Even in 1993 Hollywood was pushing diversity and immigration in America. I watched this movie once when I was a kid and laughed at the silly antics and childish slapstick humor. What I didn’t realize was how the antagonist of the movie is an evil conservative bureaucrat set out to deport all illegal immigrants. Throughout the entire movie, the director Steve Barron negatively depicts the antagonist trying his hardest to enforce the law. In one scene we see him yelling at a boat of migrants, telling them they cannot come into the U.S. (ironically he says something which most Americans would agree with today, “We appreciate your situation, but we have problems of our own”). In another, he is pitching a violent idea of how to keep once deported Mexicans from reentering the country. It is unfortunate to rewatch these movies and discover we were being brainwashed for so long.
However, what I think the director and producer were not aware of is the hidden message within. In the end, we see the Coneheads go back to their native planet, which is inhabited by a grotesque, violent, and very odd culture. In the very same move in which Hollywood is trying desperately to show how wonderful all people from all cultures are, they simultaneously show that the illegal immigrant Coneheads come from a dystopian and barbaric land. Even the immigration officer is taken to the planet and immediately stripped down, chained up, and humiliated. Shortly thereafter, the entire Conehead nation returns to Earth to conquer it. The moral of the story? We really do need immigration officers to prevent an entirely foreign culture from infiltrating and dominating and ours.

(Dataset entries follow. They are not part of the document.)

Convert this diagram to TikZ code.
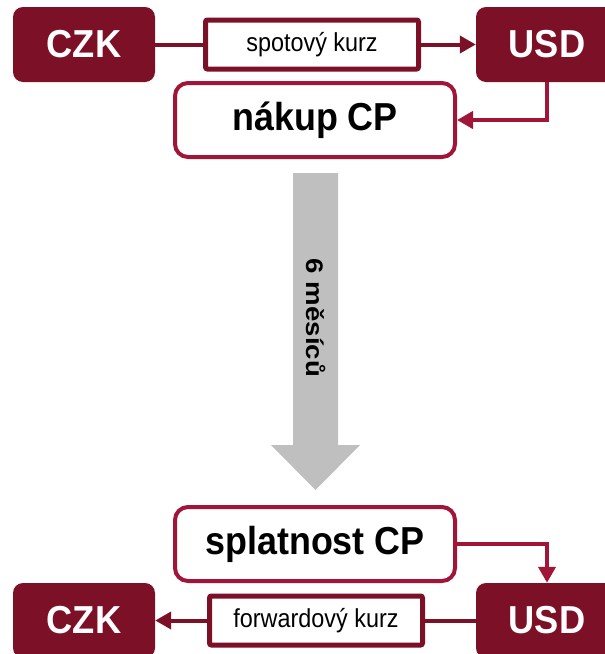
\documentclass[tikz,border=0pt]{standalone}
\usepackage{fontspec}
\setmainfont{Liberation Sans}
\newfontfamily\curfont[FakeStretch=0.93]{Liberation Sans}
\newfontfamily\ratefont[FakeStretch=0.9]{Liberation Sans}
\newfontfamily\dealfont[FakeStretch=0.92]{Liberation Sans}
\newfontfamily\spanfont[FakeStretch=1.15]{Liberation Sans}
\usetikzlibrary{arrows.meta}

\definecolor{wine}{HTML}{7B1027}
\definecolor{crimson}{HTML}{A01538}
\definecolor{shaft}{HTML}{BFBFBF}

\begin{document}
\begin{tikzpicture}[x=1pt,y=-1pt,>={Triangle[length=16pt,width=17pt]},
	cur/.style={fill=wine,rounded corners=10pt,minimum width=142pt,
		minimum height=75pt,text=white,
		font=\curfont\fontsize{39}{41}\selectfont\bfseries},
	rate/.style={draw=wine,line width=5pt,fill=white,inner sep=0pt,
		rounded corners=2pt,minimum width=213pt,minimum height=49pt,
		font=\ratefont\fontsize{26}{28}\selectfont},
	deal/.style={draw=crimson,line width=4pt,fill=white,inner sep=0pt,
		rounded corners=13pt,minimum width=280pt,minimum height=74pt,
		font=\dealfont\fontsize{39}{41}\selectfont\bfseries},
	flow/.style={line width=4pt}]

\useasboundingbox (0,0) rectangle (605,654);
\clip (0,0) rectangle (605,654);

% purchase
\node[cur] (czk1) at (84,44.5) {CZK};
\node[cur] (usd1) at (547,44.5) {USD};
\node[rate] (spot) at (312,44.5) {spotový kurz};
\node[deal] (buy) at (315,120) {nákup CP};

\draw[flow,wine] (czk1.east) -- (spot.west);
\draw[flow,wine,->] (spot.east) -- (usd1.west);
\draw[flow,crimson,->] (usd1.south) |- (buy.east);

% holding period
\fill[color=shaft] (293,173)--(338,173)--(338,445)--(360,445)--(315.5,490)
	--(271,445)--(293,445)--cycle;
\node[rotate=-90,font=\spanfont\fontsize{24}{26}\selectfont\bfseries]
	(span) at (316,318) {6 měsíců};

% maturity
\node[deal] (mat) at (315,544) {splatnost CP};
\node[cur] (czk2) at (84,620.5) {CZK};
\node[cur] (usd2) at (547,620.5) {USD};
\node[rate] (fwd) at (316,620.5) {forwardový kurz};

\draw[flow,crimson,->] (mat.east) -| (usd2.north);
\draw[flow,wine] (usd2.west) -- (fwd.east);
\draw[flow,wine,->] (fwd.west) -- (czk2.east);

\end{tikzpicture}
\end{document}
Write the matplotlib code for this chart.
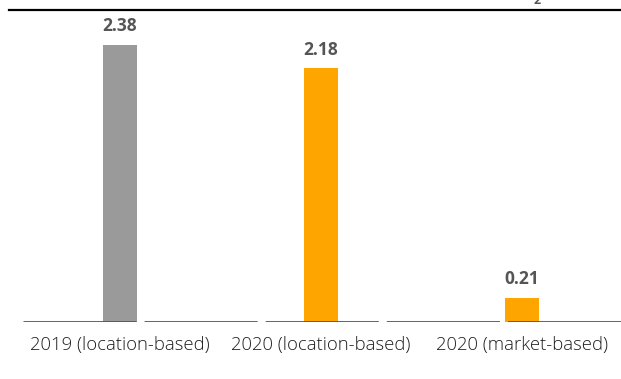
import matplotlib
matplotlib.use("Agg")
import matplotlib.pyplot as plt
from matplotlib.lines import Line2D

# Emissions by reporting basis
categories = ['2019 (location-based)', '2020 (location-based)', '2020 (market-based)']
values = [2.38, 2.18, 0.21]
colors = ['#9a9a9a', '#ffa500', '#ffa500']

plt.rcParams['lines.scale_dashes'] = False

W, H = 621, 379
fig = plt.figure(figsize=(W / 100, H / 100), dpi=100)

# axes placed in pixel terms so the baseline sits where the reference has it
left, right = 19.5, 622.5
base_y, top_y = 322, 19.4
ax = fig.add_axes([left / W, (H - base_y) / H, (right - left) / W, (base_y - top_y) / H])

x = list(range(len(categories)))
ax.bar(x, values, width=0.17, color=colors, zorder=2)
ax.set_xlim(-0.5, len(categories) - 0.5)
ax.set_ylim(0, 2.6)

for xi, v in zip(x, values):
    ax.annotate(f'{v:.2f}', (xi, v), xytext=(0, 7), textcoords='offset points',
                ha='center', va='bottom', fontsize=12.5, fontweight='bold',
                color='#555555', family='Open Sans')

# broken baseline
ax.axhline(0, xmin=0.006, xmax=1, color='#555555', linewidth=2, zorder=3,
           linestyle=(0, (81.4, 5.8)))

for s in ax.spines.values():
    s.set_visible(False)
ax.set_yticks([])
ax.set_xticks(x)
ax.set_xticklabels(categories, fontsize=13.3, color='#1e1e1e', family='Open Sans',
                   fontweight='light')
ax.tick_params(axis='x', length=0, pad=10)

# rule across the top and the clipped subscript from the title above
fig.add_artist(Line2D([9 / W, 620 / W], [1 - 10 / H, 1 - 10 / H], color='black',
                      linewidth=1.6, transform=fig.transFigure))
fig.text(537 / W, 1 - 0.5 / H, '2', ha='center', va='center', fontsize=9,
         fontweight='bold', color='#555555', family='Open Sans')

fig.savefig('out.png', dpi=100)
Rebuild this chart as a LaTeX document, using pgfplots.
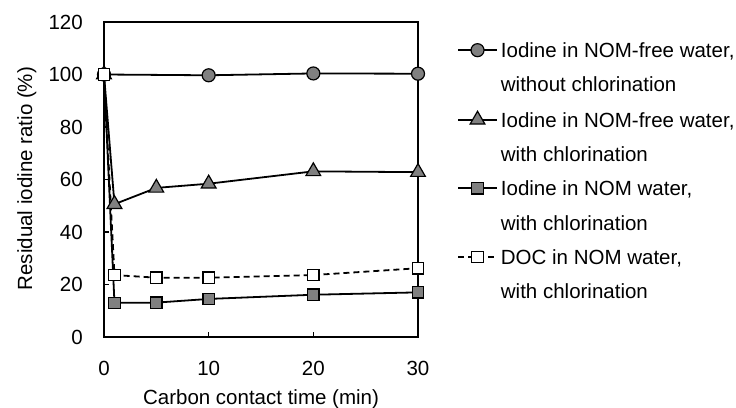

With all of that said, it is still a silly and fun movie to watch with the family. The father cares deeply for his wife, is a provider for the household, and is protective of his daughter. He even practices his own prejudice and does not want his child dating a foreigner (for good reason, Chris Farley’s character is an obese loser). Just be sure your children are old enough to know that the bad guy in the film might not be such a bad guy in the real world.